**Given instruction**
Pictures within the data are to be left out; everything else must be reproduced exactly.

--- --- ---

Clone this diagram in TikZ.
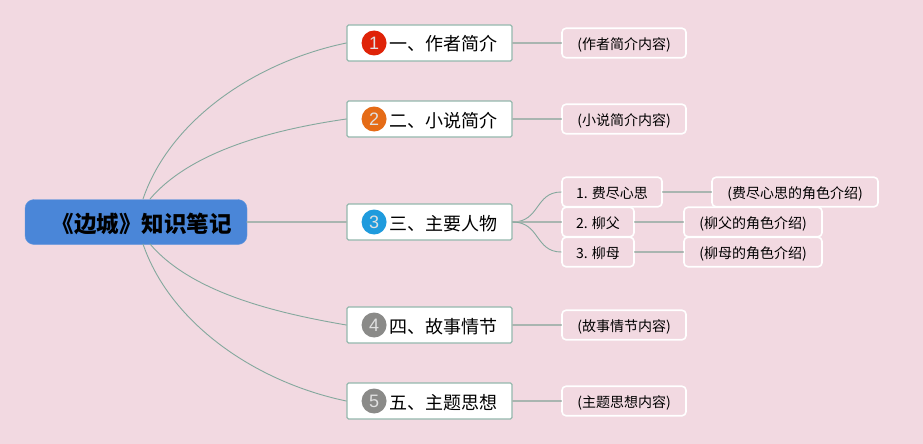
\documentclass[tikz,border=0pt]{standalone}
\usepackage{fontspec}
\setmainfont{Noto Sans CJK SC}
\newfontfamily\badgefont{Liberation Sans}
\usetikzlibrary{positioning}
\definecolor{bgpink}{HTML}{F2D9E1}
\definecolor{rootblue}{HTML}{4A86D8}
\definecolor{curvegray}{HTML}{84A89D}
\definecolor{edgegray}{HTML}{A9B5B0}
\definecolor{topicedge}{HTML}{94B8AD}
\definecolor{badgered}{HTML}{DF2308}
\definecolor{badgeorange}{HTML}{E56B16}
\definecolor{badgeblue}{HTML}{1F9BDD}
\definecolor{badgegray}{HTML}{8A8A88}
\tikzset{
	rootnode/.style={fill=rootblue,draw=rootblue!85!white,rounded corners=9pt,minimum width=222pt,minimum height=45pt,inner sep=0pt,text height=23pt,text depth=2pt,font=\fontsize{22.5}{25}\selectfont\bfseries},
	topicnode/.style={fill=white,draw=topicedge,line width=1.3pt,rounded corners=1.5pt,minimum width=165pt,minimum height=36pt,inner sep=0pt,text height=18pt,text depth=2pt,font=\fontsize{18}{20}\selectfont},
	detailnode/.style={draw=white,line width=1.6pt,rounded corners=4pt,minimum height=29.5pt,inner sep=0pt,text height=15pt,text depth=2pt,font=\fontsize{14}{16}\selectfont},
	badge/.style={circle,minimum size=25pt,inner sep=0pt,text=white!88!black,font=\fontsize{18}{20}\badgefont},
	curveline/.style={draw=curvegray,line width=.9pt},
	edgeline/.style={draw=edgegray,line width=1.5pt}
}
\begin{document}
\begin{tikzpicture}[line cap=round,line join=round,x=1pt,y=-1pt]
	\useasboundingbox[fill=bgpink] (0,0) rectangle (923,444);
	\node[rootnode] (root) at (136,222) {\hspace*{11pt}《边城》知识笔记};
	\coordinate (rootup) at (143,199);
	\coordinate (rootupb) at (150,199);
	\coordinate (rootdown) at (143,244);
	\coordinate (rootdownb) at (150,244);
	% topics
	\node[topicnode] (author) at (429.5,43) {\hspace*{27pt}一、作者简介};
	\node[topicnode] (novel) at (429.5,119) {\hspace*{27pt}二、小说简介};
	\node[topicnode] (people) at (429.5,222) {\hspace*{27pt}三、主要人物};
	\node[topicnode] (story) at (429.5,325) {\hspace*{27pt}四、故事情节};
	\node[topicnode] (theme) at (429.5,401) {\hspace*{27pt}五、主题思想};
	\node[badge,fill=badgered,right=15pt of author.west] (one) {1};
	\node[badge,fill=badgeorange,right=15pt of novel.west] (two) {2};
	\node[badge,fill=badgeblue,right=15pt of people.west] (three) {3};
	\node[badge,fill=badgegray,right=15pt of story.west] (four) {4};
	\node[badge,fill=badgegray,right=15pt of theme.west] (five) {5};
	% details
	\node[detailnode,minimum width=124pt] (authorinfo) at (624,43) {(作者简介内容)};
	\node[detailnode,minimum width=124pt] (novelinfo) at (624,119) {(小说简介内容)};
	\node[detailnode,minimum width=124pt] (storyinfo) at (624,325) {(故事情节内容)};
	\node[detailnode,minimum width=124pt] (themeinfo) at (624,401) {(主题思想内容)};
	\node[detailnode,minimum width=100pt] (fei) at (612,192) {1. 费尽心思};
	\node[detailnode,minimum width=72pt] (fu) at (598,222) {2. 柳父};
	\node[detailnode,minimum width=72pt] (mu) at (598,252) {3. 柳母};
	\node[detailnode,minimum width=166pt] (feiinfo) at (795,192) {(费尽心思的角色介绍)};
	\node[detailnode,minimum width=138pt] (fuinfo) at (753,222) {(柳父的角色介绍)};
	\node[detailnode,minimum width=138pt] (muinfo) at (753,252) {(柳母的角色介绍)};
	% connectors
	\draw[curveline] (rootup) .. controls (170,120) and (255,62) .. (author.west);
	\draw[curveline] (rootupb) .. controls (190,152) and (270,130) .. (novel.west);
	\draw[edgeline] (root.east) -- (people.west);
	\draw[curveline] (rootdownb) .. controls (190,291) and (270,312) .. (story.west);
	\draw[curveline] (rootdown) .. controls (170,323) and (255,382) .. (theme.west);
	\draw[edgeline] (author.east) -- (authorinfo.west);
	\draw[edgeline] (novel.east) -- (novelinfo.west);
	\draw[edgeline] (story.east) -- (storyinfo.west);
	\draw[edgeline] (theme.east) -- (themeinfo.west);
	\draw[curveline] (people.east) .. controls (540,222) and (535,192) .. (fei.west);
	\draw[edgeline] (people.east) -- (fu.west);
	\draw[curveline] (people.east) .. controls (540,222) and (535,252) .. (mu.west);
	\draw[edgeline] (fei.east) -- (feiinfo.west);
	\draw[edgeline] (fu.east) -- (fuinfo.west);
	\draw[edgeline] (mu.east) -- (muinfo.west);
\end{tikzpicture}
\end{document}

--- --- ---

**Answer below**
Clone this diagram in TikZ.
\documentclass[tikz,border=0pt]{standalone}
\usepackage{fontspec}
\setmainfont{Noto Sans CJK SC}
\newfontfamily\badgefont{Liberation Sans}
\usetikzlibrary{positioning}
\definecolor{bgpink}{HTML}{F2D9E1}
\definecolor{rootblue}{HTML}{4A86D8}
\definecolor{curvegray}{HTML}{84A89D}
\definecolor{edgegray}{HTML}{A9B5B0}
\definecolor{topicedge}{HTML}{94B8AD}
\definecolor{badgered}{HTML}{DF2308}
\definecolor{badgeorange}{HTML}{E56B16}
\definecolor{badgeblue}{HTML}{1F9BDD}
\definecolor{badgegray}{HTML}{8A8A88}
\tikzset{
	rootnode/.style={fill=rootblue,draw=rootblue!85!white,rounded corners=9pt,minimum width=222pt,minimum height=45pt,inner sep=0pt,text height=23pt,text depth=2pt,font=\fontsize{22.5}{25}\selectfont\bfseries},
	topicnode/.style={fill=white,draw=topicedge,line width=1.3pt,rounded corners=1.5pt,minimum width=165pt,minimum height=36pt,inner sep=0pt,text height=18pt,text depth=2pt,font=\fontsize{18}{20}\selectfont},
	detailnode/.style={draw=white,line width=1.6pt,rounded corners=4pt,minimum height=29.5pt,inner sep=0pt,text height=15pt,text depth=2pt,font=\fontsize{14}{16}\selectfont},
	badge/.style={circle,minimum size=25pt,inner sep=0pt,text=white!88!black,font=\fontsize{18}{20}\badgefont},
	curveline/.style={draw=curvegray,line width=.9pt},
	edgeline/.style={draw=edgegray,line width=1.5pt}
}
\begin{document}
\begin{tikzpicture}[line cap=round,line join=round,x=1pt,y=-1pt]
	\useasboundingbox[fill=bgpink] (0,0) rectangle (923,444);
	\node[rootnode] (root) at (136,222) {\hspace*{11pt}《边城》知识笔记};
	\coordinate (rootup) at (143,199);
	\coordinate (rootupb) at (150,199);
	\coordinate (rootdown) at (143,244);
	\coordinate (rootdownb) at (150,244);
	% topics
	\node[topicnode] (author) at (429.5,43) {\hspace*{27pt}一、作者简介};
	\node[topicnode] (novel) at (429.5,119) {\hspace*{27pt}二、小说简介};
	\node[topicnode] (people) at (429.5,222) {\hspace*{27pt}三、主要人物};
	\node[topicnode] (story) at (429.5,325) {\hspace*{27pt}四、故事情节};
	\node[topicnode] (theme) at (429.5,401) {\hspace*{27pt}五、主题思想};
	\node[badge,fill=badgered,right=15pt of author.west] (one) {1};
	\node[badge,fill=badgeorange,right=15pt of novel.west] (two) {2};
	\node[badge,fill=badgeblue,right=15pt of people.west] (three) {3};
	\node[badge,fill=badgegray,right=15pt of story.west] (four) {4};
	\node[badge,fill=badgegray,right=15pt of theme.west] (five) {5};
	% details
	\node[detailnode,minimum width=124pt] (authorinfo) at (624,43) {(作者简介内容)};
	\node[detailnode,minimum width=124pt] (novelinfo) at (624,119) {(小说简介内容)};
	\node[detailnode,minimum width=124pt] (storyinfo) at (624,325) {(故事情节内容)};
	\node[detailnode,minimum width=124pt] (themeinfo) at (624,401) {(主题思想内容)};
	\node[detailnode,minimum width=100pt] (fei) at (612,192) {1. 费尽心思};
	\node[detailnode,minimum width=72pt] (fu) at (598,222) {2. 柳父};
	\node[detailnode,minimum width=72pt] (mu) at (598,252) {3. 柳母};
	\node[detailnode,minimum width=166pt] (feiinfo) at (795,192) {(费尽心思的角色介绍)};
	\node[detailnode,minimum width=138pt] (fuinfo) at (753,222) {(柳父的角色介绍)};
	\node[detailnode,minimum width=138pt] (muinfo) at (753,252) {(柳母的角色介绍)};
	% connectors
	\draw[curveline] (rootup) .. controls (170,120) and (255,62) .. (author.west);
	\draw[curveline] (rootupb) .. controls (190,152) and (270,130) .. (novel.west);
	\draw[edgeline] (root.east) -- (people.west);
	\draw[curveline] (rootdownb) .. controls (190,291) and (270,312) .. (story.west);
	\draw[curveline] (rootdown) .. controls (170,323) and (255,382) .. (theme.west);
	\draw[edgeline] (author.east) -- (authorinfo.west);
	\draw[edgeline] (novel.east) -- (novelinfo.west);
	\draw[edgeline] (story.east) -- (storyinfo.west);
	\draw[edgeline] (theme.east) -- (themeinfo.west);
	\draw[curveline] (people.east) .. controls (540,222) and (535,192) .. (fei.west);
	\draw[edgeline] (people.east) -- (fu.west);
	\draw[curveline] (people.east) .. controls (540,222) and (535,252) .. (mu.west);
	\draw[edgeline] (fei.east) -- (feiinfo.west);
	\draw[edgeline] (fu.east) -- (fuinfo.west);
	\draw[edgeline] (mu.east) -- (muinfo.west);
\end{tikzpicture}
\end{document}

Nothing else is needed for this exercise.